The Australian Taxation Office has extended its $1.5 billion contract with the former HPE until 2019 to give the agency more time to consider other options for centralised computing services.
The contract with the former HPE - now part of DXC Technology - was first signed in 2010.
It covers data warehousing, mainframe, midrange, data centre facilities, cloud, and the notorious storage network that has caused the ATO so many issues over the past year.
The deal has now been extended for another year to June 30 2019 at a cost of $195 million.
At inception the concept was expected to be worth a total of $739 million.
The ATO today said it needed more time to consider changes in government IT procurement policy that had been introduced over the past seven years before it could go to market with a new deal.
In August the federal government decided to cap all new IT contracts at either $100 million or three years in order to divert more of the Commonwealth's $6.5 billion annual IT spend to smaller players.

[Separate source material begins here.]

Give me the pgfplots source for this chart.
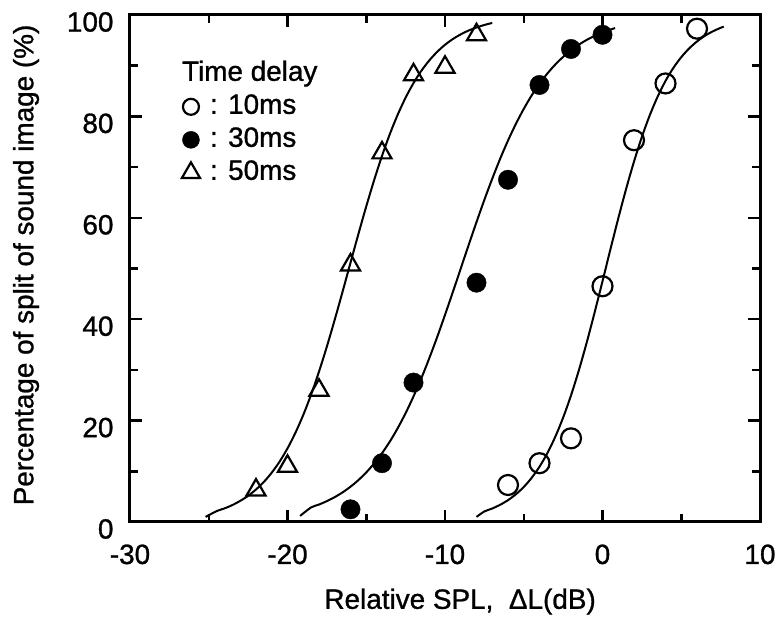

The ATO is working with the Digital Transformation Agency on a new IT procurement strategy and said it expects to finalise the document next year.
The agency said it would also extend other similar contracts to "ensure continued stability of services". Earlier this year it extended its long-running contracts with Leidos for end user computing and support until June 30 2018 for the same reason.
The ATO promised to rebuild its internal IT infrastructure capability after the SAN disaster exposed significant weaknesses across infrastructure design and maintenance.